> **Work to complete**: The data below should be printed in full, exactly, and without any of its images.

* begin Stored data *

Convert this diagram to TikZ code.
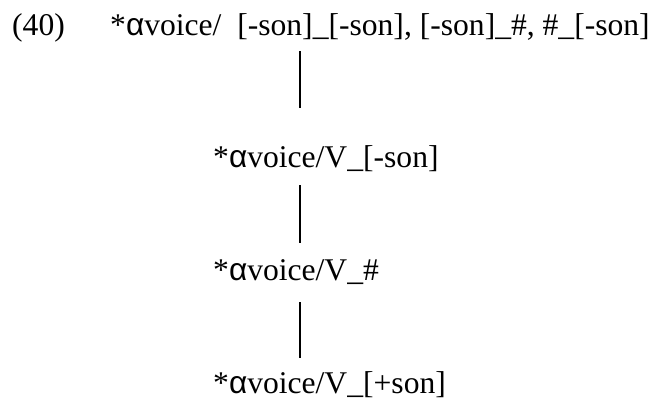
\documentclass[tikz,border=0pt]{standalone}
\usepackage{fontspec}
\setmainfont{Liberation Serif}
\newfontfamily\alphafont{Liberation Sans}
\newcommand{\alf}{{\alphafont α}}
\begin{document}
\begin{tikzpicture}[x=1pt,y=-1pt,
  lbl/.style={anchor=base west,inner sep=0pt,font=\fontsize{31.6}{37}\selectfont},
  conn/.style={line width=1.5pt}]
\useasboundingbox (0,0) rectangle (657,400);
\node[lbl] (num) at (12,35) {(40)};
\node[lbl] (t1) at (110,35) {*\alf voice/\ \ [-son]\_[-son], [-son]\_\#, \#\_[-son]};
\node[lbl] (t2) at (213,167) {*\alf voice/V\_[-son]};
\node[lbl] (t3) at (213,280) {*\alf voice/V\_\#};
\node[lbl] (t4) at (213,393) {*\alf voice/V\_[+son]};
\coordinate (a1) at (300,51);
\coordinate (b1) at (300,108);
\coordinate (a2) at (300,185);
\coordinate (b2) at (300,243);
\coordinate (a3) at (300,302);
\coordinate (b3) at (300,358);
\draw[conn] (a1) -- (b1);
\draw[conn] (a2) -- (b2);
\draw[conn] (a3) -- (b3);
\end{tikzpicture}
\end{document}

* end Stored data *

> **Full solution**:
Convert this diagram to TikZ code.
\documentclass[tikz,border=0pt]{standalone}
\usepackage{fontspec}
\setmainfont{Liberation Serif}
\newfontfamily\alphafont{Liberation Sans}
\newcommand{\alf}{{\alphafont α}}
\begin{document}
\begin{tikzpicture}[x=1pt,y=-1pt,
  lbl/.style={anchor=base west,inner sep=0pt,font=\fontsize{31.6}{37}\selectfont},
  conn/.style={line width=1.5pt}]
\useasboundingbox (0,0) rectangle (657,400);
\node[lbl] (num) at (12,35) {(40)};
\node[lbl] (t1) at (110,35) {*\alf voice/\ \ [-son]\_[-son], [-son]\_\#, \#\_[-son]};
\node[lbl] (t2) at (213,167) {*\alf voice/V\_[-son]};
\node[lbl] (t3) at (213,280) {*\alf voice/V\_\#};
\node[lbl] (t4) at (213,393) {*\alf voice/V\_[+son]};
\coordinate (a1) at (300,51);
\coordinate (b1) at (300,108);
\coordinate (a2) at (300,185);
\coordinate (b2) at (300,243);
\coordinate (a3) at (300,302);
\coordinate (b3) at (300,358);
\draw[conn] (a1) -- (b1);
\draw[conn] (a2) -- (b2);
\draw[conn] (a3) -- (b3);
\end{tikzpicture}
\end{document}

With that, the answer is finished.